The staff timetable recommended a final report outlining changes to the by-law being brought forward to the committee’s April 21 meeting, a statutory open house scheduled for April 28 and a statutory public meeting being held May 19. The committee opted instead to approve a motion from Councillor John Filion to have an updated draft of the new zoning by-law presented at the committee’s April 21 meeting and a final report come before the committee on May 19. The statutory meetings would follow.
Filion stressed that he felt the new by-law should be approved before the end of the current term of council. "We’re all better off if we get this put to bed this term of council,” Filion said at yesterday’s meeting. “Since the last council meeting is in August, I think we shouldn’t be going later than June on the statutory public meetings.”
Additionally, the committee approved a motion from Councillor Peter Milczyn to carve out the regulations regarding chemical separation distances from the new zoning by-law. Milczyn proposed the chemical regulations be brought back to committee by the second quarter of 2011 as a distinct by-law. The intent is to provide sufficient time to address the concerns of the city’s manufacturing industry, which has taken issue with the separation regulations. "The establishment of a whole new regime of regulation around chemicals…should be considered separately,” Milczyn said. “Maybe by that time at least these issues around harmonization will have been dealt with and industry could then turn its mind to this new part.”

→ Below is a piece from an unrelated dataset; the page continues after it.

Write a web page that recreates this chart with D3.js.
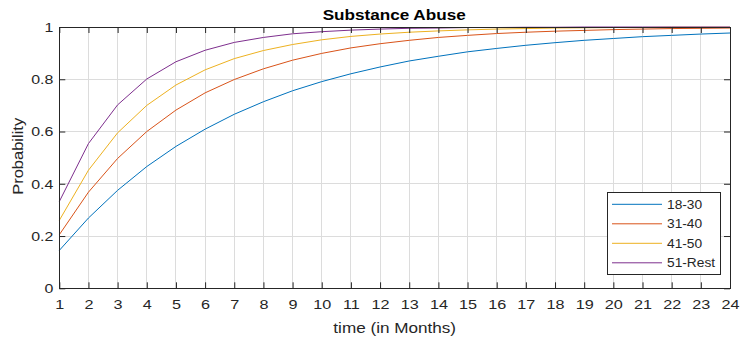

“The chemical separation issue is a difficult and complex issue. My primary concern is that, being very mindful of [the Sunrise propane explosion] and the issue there, we will still bring forward provisions in the new by-law that will prevent that from happening in the future,” chief planner Gary Wright told the committee. “We don’t want to replicate that, but we’re mindful that we don’t at this time need to examine whole range of very complicated chemical storage issues in industrial buildings. That will take us a little longer to do.”
The committee heard from private citizens and representatives of organizations such as the Federation of North Toronto Residents Associations, Greater Toronto Apartment Association, South Etobicoke Industrial Employers Association and the Leaside Property Owners’ Association.
The majority of speakers at the meeting stressed that the staff-recommended timeline would not leave enough time to consider a new draft of the by-law before the statutory meetings began. These same groups, as well as several others, also spoke at the committee’s November 4 meeting and many reiterated concerns that were raised at that meeting.
Issues pertaining to density and height calculations in low-rise residential areas were also repeated in letters and deputations. Critics of the proposed zoning by-law charge that changes to such measurements will result in increasingly large houses, which some stakeholder groups and residents have said could result in the deterioration of the existing character of neighbourhoods, thereby contravening official plan policies protecting neighbourhoods.
In response to these concerns staff will be reintroducing floor space index as a way to measure density in residential areas. The original draft of the by-law had removed that form of measurement in favour of a lot coverage measurement, but following discussions with residents’ groups staff decided to retain the floor space index measurement. Essentially, the form of measurement found in the current by-laws for a given site will remain. This means that in some cases, both floor space index and lot coverage could be used to measure a building’s density.
Another motion, from Councillor Adam Vaughan and approved by the committee, referred a submission from lawyer A. M. Heisey (Papazian Heisey), acting on behalf of the Toronto Cyclists Union, to staff for consideration. T he letter suggested a host of amendments to the new zoning by-law related to bicycle parking provisions.